— start Records to process —

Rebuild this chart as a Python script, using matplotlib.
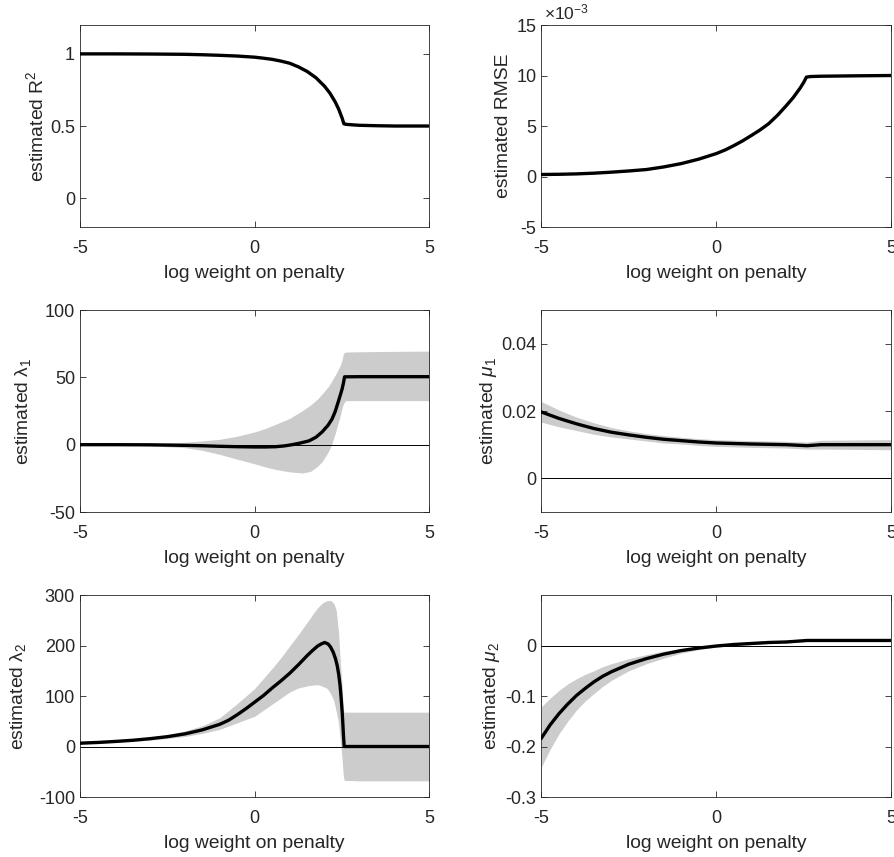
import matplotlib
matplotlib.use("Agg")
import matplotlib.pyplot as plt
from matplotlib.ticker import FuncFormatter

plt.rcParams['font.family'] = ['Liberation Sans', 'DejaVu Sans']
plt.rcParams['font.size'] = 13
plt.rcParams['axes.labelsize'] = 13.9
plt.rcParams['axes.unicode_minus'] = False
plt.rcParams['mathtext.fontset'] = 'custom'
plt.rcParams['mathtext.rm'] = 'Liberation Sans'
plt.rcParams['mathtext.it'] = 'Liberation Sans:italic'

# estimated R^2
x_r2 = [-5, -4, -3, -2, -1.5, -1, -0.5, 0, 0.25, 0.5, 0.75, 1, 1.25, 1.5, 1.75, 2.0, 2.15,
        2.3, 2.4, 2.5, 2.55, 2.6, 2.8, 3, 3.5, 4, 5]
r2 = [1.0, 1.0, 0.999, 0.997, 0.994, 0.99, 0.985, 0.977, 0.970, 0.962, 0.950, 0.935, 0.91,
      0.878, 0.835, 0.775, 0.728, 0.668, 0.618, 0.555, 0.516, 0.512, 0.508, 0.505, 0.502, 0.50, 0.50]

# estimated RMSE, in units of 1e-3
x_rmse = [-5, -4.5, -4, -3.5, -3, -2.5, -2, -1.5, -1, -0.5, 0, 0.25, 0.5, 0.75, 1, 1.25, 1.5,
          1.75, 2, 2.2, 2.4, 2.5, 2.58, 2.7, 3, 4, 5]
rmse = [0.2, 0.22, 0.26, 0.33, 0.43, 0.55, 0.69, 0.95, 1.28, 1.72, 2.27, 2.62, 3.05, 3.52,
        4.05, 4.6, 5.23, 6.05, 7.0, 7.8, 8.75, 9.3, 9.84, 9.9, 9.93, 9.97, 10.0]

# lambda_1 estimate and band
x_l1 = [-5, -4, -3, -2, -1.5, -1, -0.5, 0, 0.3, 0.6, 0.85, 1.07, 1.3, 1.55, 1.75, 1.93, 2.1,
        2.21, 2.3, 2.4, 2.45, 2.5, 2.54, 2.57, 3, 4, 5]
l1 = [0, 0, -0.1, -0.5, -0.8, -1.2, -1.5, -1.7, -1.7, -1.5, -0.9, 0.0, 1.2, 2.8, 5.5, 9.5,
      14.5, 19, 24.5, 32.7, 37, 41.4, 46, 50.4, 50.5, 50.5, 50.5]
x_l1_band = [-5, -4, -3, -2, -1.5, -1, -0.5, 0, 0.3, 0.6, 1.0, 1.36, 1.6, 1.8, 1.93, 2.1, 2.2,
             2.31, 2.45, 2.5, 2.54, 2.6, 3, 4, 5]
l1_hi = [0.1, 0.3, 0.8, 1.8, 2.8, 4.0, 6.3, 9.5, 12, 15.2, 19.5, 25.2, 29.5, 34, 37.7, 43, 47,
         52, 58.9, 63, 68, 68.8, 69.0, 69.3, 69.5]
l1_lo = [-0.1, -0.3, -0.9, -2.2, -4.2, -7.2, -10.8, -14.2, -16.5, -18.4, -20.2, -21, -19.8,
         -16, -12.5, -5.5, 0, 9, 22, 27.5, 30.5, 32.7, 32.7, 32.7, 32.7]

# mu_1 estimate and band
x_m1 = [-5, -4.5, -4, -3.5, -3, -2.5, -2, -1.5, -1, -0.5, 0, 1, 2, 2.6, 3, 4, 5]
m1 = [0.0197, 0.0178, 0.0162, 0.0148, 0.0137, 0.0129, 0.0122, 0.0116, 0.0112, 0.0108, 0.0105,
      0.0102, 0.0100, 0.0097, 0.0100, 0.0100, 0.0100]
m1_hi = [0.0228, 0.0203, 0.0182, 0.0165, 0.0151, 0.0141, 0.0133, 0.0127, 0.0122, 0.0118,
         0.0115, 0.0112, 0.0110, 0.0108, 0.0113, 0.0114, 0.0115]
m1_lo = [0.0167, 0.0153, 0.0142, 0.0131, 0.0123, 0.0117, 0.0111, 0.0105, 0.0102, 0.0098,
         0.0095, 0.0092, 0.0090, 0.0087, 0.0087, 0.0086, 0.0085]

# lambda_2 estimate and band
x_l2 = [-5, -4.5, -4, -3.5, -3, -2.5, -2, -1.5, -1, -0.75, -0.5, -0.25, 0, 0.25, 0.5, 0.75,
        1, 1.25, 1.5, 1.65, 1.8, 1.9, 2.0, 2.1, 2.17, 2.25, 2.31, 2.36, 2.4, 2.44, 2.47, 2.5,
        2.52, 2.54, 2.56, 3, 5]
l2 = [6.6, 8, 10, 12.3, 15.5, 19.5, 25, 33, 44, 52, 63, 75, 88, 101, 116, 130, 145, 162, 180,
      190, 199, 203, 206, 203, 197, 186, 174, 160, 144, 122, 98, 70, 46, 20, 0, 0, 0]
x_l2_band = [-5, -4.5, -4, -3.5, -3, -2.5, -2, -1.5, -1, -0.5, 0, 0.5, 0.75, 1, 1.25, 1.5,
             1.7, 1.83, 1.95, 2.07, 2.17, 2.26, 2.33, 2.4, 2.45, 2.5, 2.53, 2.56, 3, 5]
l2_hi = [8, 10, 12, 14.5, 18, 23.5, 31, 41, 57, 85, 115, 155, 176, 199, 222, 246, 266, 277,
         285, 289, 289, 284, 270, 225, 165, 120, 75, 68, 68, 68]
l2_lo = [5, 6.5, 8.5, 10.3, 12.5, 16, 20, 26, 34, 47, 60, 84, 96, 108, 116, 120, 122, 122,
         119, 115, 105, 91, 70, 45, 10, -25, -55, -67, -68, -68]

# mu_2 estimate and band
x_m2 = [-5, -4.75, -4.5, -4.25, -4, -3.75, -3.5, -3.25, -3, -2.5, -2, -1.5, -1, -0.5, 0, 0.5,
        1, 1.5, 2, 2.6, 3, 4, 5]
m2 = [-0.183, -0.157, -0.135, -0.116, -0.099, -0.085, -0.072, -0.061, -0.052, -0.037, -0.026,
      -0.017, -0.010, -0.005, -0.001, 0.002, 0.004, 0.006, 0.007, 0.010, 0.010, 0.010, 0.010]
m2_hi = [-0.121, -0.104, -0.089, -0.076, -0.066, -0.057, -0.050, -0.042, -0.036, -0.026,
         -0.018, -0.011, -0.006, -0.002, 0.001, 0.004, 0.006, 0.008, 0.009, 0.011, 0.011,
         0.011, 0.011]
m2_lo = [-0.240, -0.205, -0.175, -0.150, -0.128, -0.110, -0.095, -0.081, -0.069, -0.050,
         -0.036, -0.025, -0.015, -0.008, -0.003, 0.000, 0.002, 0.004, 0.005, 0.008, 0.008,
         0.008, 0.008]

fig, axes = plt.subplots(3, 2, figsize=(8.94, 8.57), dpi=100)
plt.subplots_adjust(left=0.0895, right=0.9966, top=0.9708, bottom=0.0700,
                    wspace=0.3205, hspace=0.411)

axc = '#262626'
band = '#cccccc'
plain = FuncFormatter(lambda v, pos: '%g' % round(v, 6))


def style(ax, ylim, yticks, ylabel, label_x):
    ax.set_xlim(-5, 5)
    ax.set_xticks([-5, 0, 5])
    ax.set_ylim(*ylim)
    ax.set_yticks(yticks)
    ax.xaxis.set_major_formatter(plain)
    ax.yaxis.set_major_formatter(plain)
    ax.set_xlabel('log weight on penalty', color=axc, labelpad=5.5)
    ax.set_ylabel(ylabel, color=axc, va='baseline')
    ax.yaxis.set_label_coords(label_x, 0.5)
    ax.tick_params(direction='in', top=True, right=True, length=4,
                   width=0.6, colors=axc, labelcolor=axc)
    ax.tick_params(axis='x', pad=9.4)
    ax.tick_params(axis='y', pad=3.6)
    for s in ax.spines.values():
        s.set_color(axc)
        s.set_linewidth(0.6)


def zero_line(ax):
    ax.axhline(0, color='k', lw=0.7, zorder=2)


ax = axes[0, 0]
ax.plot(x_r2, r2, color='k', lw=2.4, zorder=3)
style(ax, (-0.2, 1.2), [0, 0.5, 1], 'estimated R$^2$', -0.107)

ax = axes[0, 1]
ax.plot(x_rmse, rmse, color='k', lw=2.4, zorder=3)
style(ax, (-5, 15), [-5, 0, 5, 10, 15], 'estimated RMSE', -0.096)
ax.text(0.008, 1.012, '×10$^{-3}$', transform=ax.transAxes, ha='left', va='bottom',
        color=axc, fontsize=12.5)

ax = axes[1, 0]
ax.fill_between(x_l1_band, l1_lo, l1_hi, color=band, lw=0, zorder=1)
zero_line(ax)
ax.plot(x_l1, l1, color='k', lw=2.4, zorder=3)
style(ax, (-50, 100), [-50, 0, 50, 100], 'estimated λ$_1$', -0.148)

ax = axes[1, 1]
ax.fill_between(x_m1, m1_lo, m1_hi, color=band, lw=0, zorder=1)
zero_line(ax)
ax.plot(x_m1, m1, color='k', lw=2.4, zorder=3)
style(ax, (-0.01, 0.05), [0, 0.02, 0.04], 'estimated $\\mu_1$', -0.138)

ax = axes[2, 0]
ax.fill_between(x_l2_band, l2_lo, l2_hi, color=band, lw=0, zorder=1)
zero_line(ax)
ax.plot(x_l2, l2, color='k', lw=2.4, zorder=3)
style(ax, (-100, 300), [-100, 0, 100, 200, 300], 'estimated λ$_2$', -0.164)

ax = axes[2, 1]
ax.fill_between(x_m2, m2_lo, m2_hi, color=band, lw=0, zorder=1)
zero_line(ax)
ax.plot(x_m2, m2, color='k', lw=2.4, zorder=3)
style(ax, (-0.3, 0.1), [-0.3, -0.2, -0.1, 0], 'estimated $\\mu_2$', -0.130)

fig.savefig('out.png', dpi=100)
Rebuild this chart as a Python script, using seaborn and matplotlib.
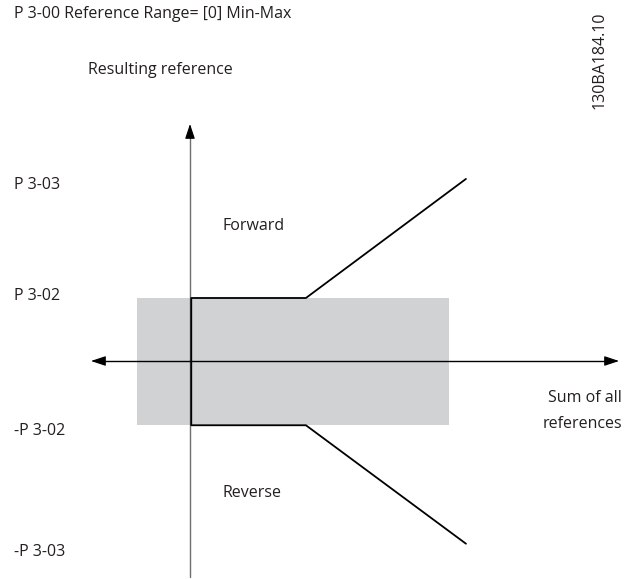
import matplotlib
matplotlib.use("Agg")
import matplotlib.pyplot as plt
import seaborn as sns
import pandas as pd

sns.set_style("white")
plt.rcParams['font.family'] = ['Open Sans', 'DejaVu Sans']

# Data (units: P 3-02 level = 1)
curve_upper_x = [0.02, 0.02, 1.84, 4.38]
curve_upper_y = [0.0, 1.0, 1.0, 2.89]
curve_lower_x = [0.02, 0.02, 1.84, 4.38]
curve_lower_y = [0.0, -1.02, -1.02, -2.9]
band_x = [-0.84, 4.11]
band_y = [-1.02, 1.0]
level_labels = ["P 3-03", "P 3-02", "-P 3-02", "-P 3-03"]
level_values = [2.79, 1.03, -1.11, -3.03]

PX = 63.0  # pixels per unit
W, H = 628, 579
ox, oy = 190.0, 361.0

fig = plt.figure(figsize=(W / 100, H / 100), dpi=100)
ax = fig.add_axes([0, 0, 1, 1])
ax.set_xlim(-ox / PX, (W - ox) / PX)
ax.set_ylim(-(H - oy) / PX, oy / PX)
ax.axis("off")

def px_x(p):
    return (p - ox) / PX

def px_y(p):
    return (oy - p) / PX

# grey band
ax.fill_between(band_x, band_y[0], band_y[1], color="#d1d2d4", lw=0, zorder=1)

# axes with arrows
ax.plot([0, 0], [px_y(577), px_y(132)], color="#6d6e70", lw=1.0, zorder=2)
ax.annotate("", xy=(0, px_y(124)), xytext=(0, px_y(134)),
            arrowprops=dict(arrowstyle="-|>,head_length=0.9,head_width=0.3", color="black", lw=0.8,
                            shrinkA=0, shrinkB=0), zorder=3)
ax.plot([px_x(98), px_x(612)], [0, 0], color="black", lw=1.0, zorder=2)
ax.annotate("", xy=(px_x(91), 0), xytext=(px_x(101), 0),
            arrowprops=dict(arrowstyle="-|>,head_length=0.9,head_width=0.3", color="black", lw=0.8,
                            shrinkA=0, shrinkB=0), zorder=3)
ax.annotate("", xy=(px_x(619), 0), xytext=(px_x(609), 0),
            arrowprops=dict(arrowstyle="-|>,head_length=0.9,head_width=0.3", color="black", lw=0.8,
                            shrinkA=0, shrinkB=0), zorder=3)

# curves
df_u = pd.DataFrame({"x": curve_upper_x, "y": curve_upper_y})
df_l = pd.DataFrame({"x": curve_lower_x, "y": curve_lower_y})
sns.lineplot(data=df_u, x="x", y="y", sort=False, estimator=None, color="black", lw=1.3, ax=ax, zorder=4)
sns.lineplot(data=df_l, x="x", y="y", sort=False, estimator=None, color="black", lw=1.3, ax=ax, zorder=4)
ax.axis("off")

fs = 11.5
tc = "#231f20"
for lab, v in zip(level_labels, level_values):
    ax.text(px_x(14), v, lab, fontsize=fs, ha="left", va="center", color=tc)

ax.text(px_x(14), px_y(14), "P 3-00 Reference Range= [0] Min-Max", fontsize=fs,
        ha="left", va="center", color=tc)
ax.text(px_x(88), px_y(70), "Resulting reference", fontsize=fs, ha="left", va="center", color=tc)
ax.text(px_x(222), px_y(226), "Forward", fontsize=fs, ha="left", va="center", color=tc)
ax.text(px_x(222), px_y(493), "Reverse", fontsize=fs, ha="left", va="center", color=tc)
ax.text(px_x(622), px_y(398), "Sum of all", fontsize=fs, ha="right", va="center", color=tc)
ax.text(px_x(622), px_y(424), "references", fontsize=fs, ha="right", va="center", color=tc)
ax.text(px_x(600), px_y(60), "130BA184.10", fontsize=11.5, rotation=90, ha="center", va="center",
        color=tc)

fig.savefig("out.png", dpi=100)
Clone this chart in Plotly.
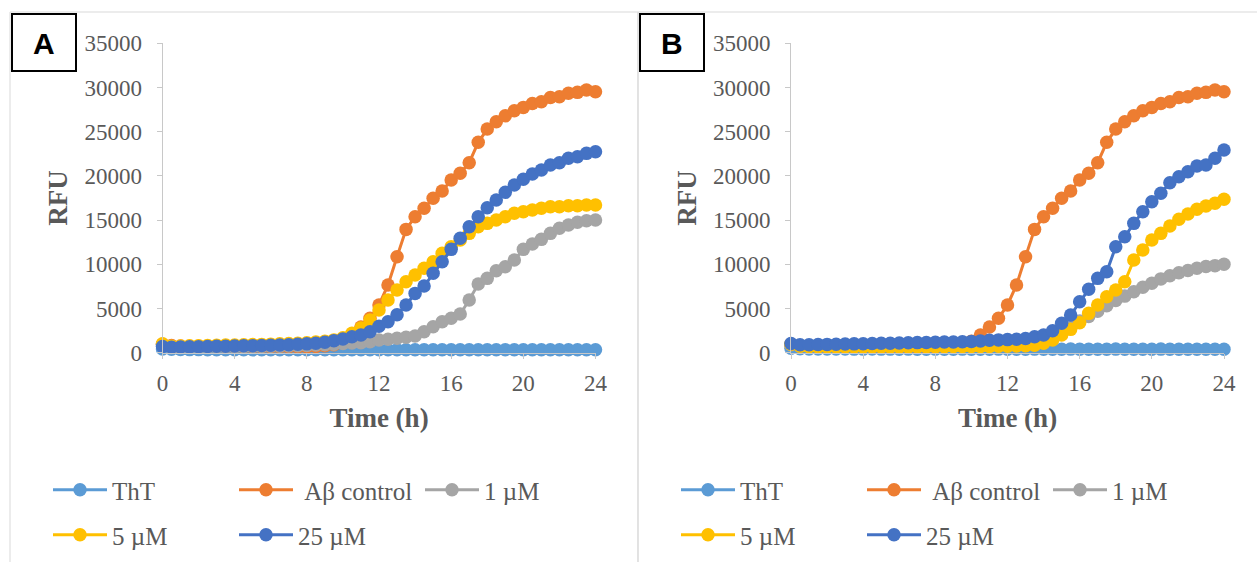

— end Records to process —

### Written request
Return the material from the line containing "Rebuild this chart as a Python script, using seaborn" through the line containing "ox, oy = 190.0, 361.0", exactly and in full, but without its pictures.

### Solution
Rebuild this chart as a Python script, using seaborn and matplotlib.
import matplotlib
matplotlib.use("Agg")
import matplotlib.pyplot as plt
import seaborn as sns
import pandas as pd

sns.set_style("white")
plt.rcParams['font.family'] = ['Open Sans', 'DejaVu Sans']

# Data (units: P 3-02 level = 1)
curve_upper_x = [0.02, 0.02, 1.84, 4.38]
curve_upper_y = [0.0, 1.0, 1.0, 2.89]
curve_lower_x = [0.02, 0.02, 1.84, 4.38]
curve_lower_y = [0.0, -1.02, -1.02, -2.9]
band_x = [-0.84, 4.11]
band_y = [-1.02, 1.0]
level_labels = ["P 3-03", "P 3-02", "-P 3-02", "-P 3-03"]
level_values = [2.79, 1.03, -1.11, -3.03]

PX = 63.0  # pixels per unit
W, H = 628, 579
ox, oy = 190.0, 361.0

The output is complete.